La Tunisie, longtemps considérée comme un modèle régional, connaît une dégradation spectaculaire et perd onze places (129e). Cette chute s’explique par la multiplication des poursuites et des peines de prison contre les journalistes depuis l’adoption du décret-loi 54 en 2022, qui criminalise la diffusion de « fausses informations » sur Internet.

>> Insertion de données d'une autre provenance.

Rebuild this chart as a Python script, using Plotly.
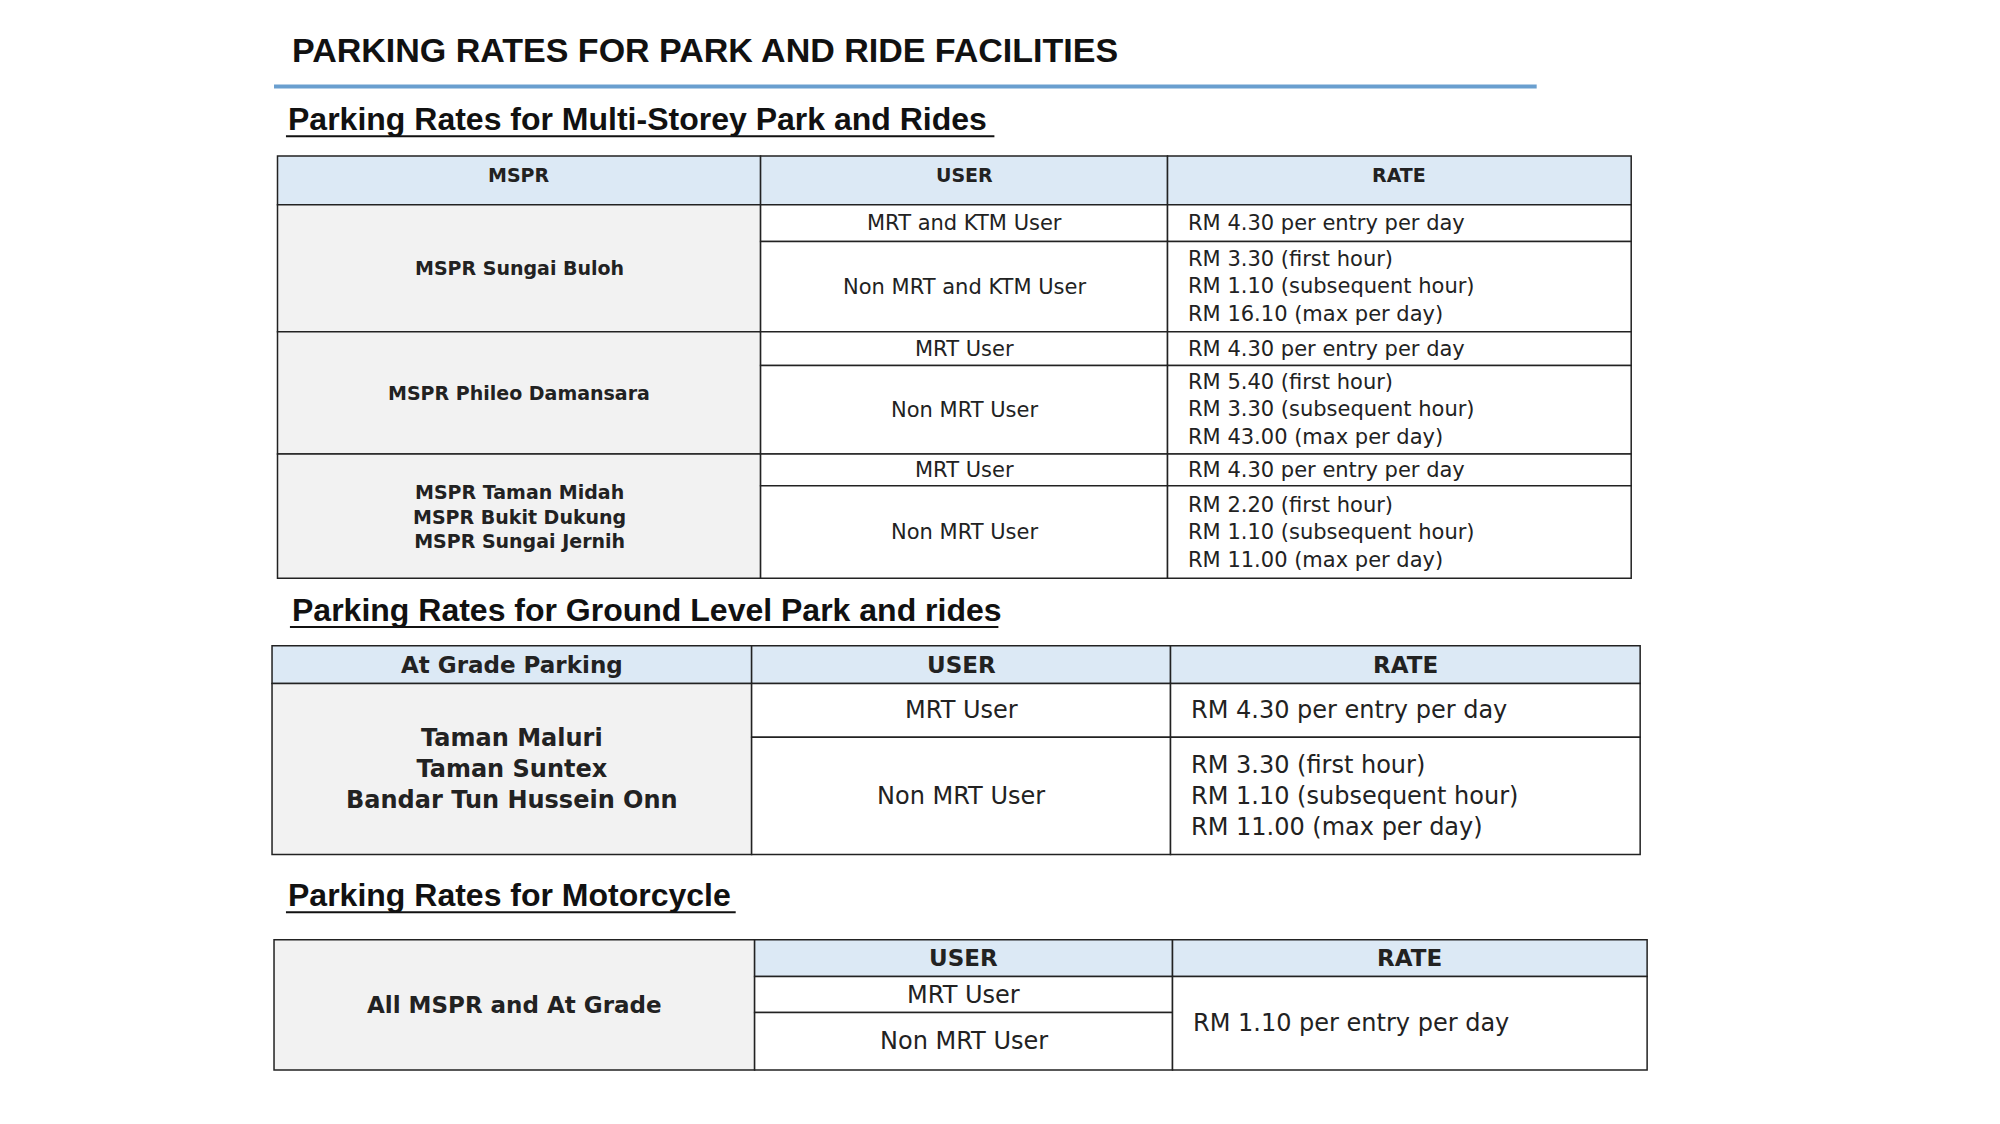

L’illustration la plus marquante de cette dérive est la condamnation, le 5 février 2025, de la journaliste Chadha Hadj Mbarek à cinq ans de prison ferme dans le cadre de l’affaire Instalingo. Arrêtée une première fois en 2021, puis relâchée après l’abandon des charges en 2023, elle a finalement été de nouveau incarcérée sur décision de la chambre d’accusation, pour « complot contre la sécurité extérieure de l’État » et « offense au président de la République ». Son état de santé s’est détérioré en détention, suscitant l’inquiétude du Syndicat national des journalistes tunisiens (SNJT), qui dénonce une atteinte grave au travail journalistique et annonce faire appel de cette lourde condamnation.

Ce cas n’est pas isolé : selon le dernier recensement du CPJ, au moins cinq journalistes sont actuellement derrière les barreaux en Tunisie, un record depuis 1992. Au total, près de quarante professionnels des médias ont fait l’objet de poursuites judiciaires depuis mai 2023, dans un contexte d’état d’urgence prolongé et de durcissement législatif. Cette vague répressive, qui s’appuie sur des lois antiterroristes et des décrets liberticides, a brisé l’élan démocratique né après 2011 et installe un climat de peur et d’autocensure dans les rédactions.

Les critères du classement RSF

Le classement RSF repose sur cinq indicateurs principaux : contexte politique, cadre légal, contexte économique, environnement socioculturel et sécurité. L’ONG prend en compte non seulement les atteintes directes aux journalistes, mais aussi les lois restrictives, la censure, la pression économique, les obstacles à l’accès à l’information et les menaces ou violences physiques. Cette méthodologie globale permet de mesurer la liberté de la presse au-delà des seules violences, en intégrant toutes les formes de pressions qui entravent le travail des journalistes et l’accès du public à une information indépendante.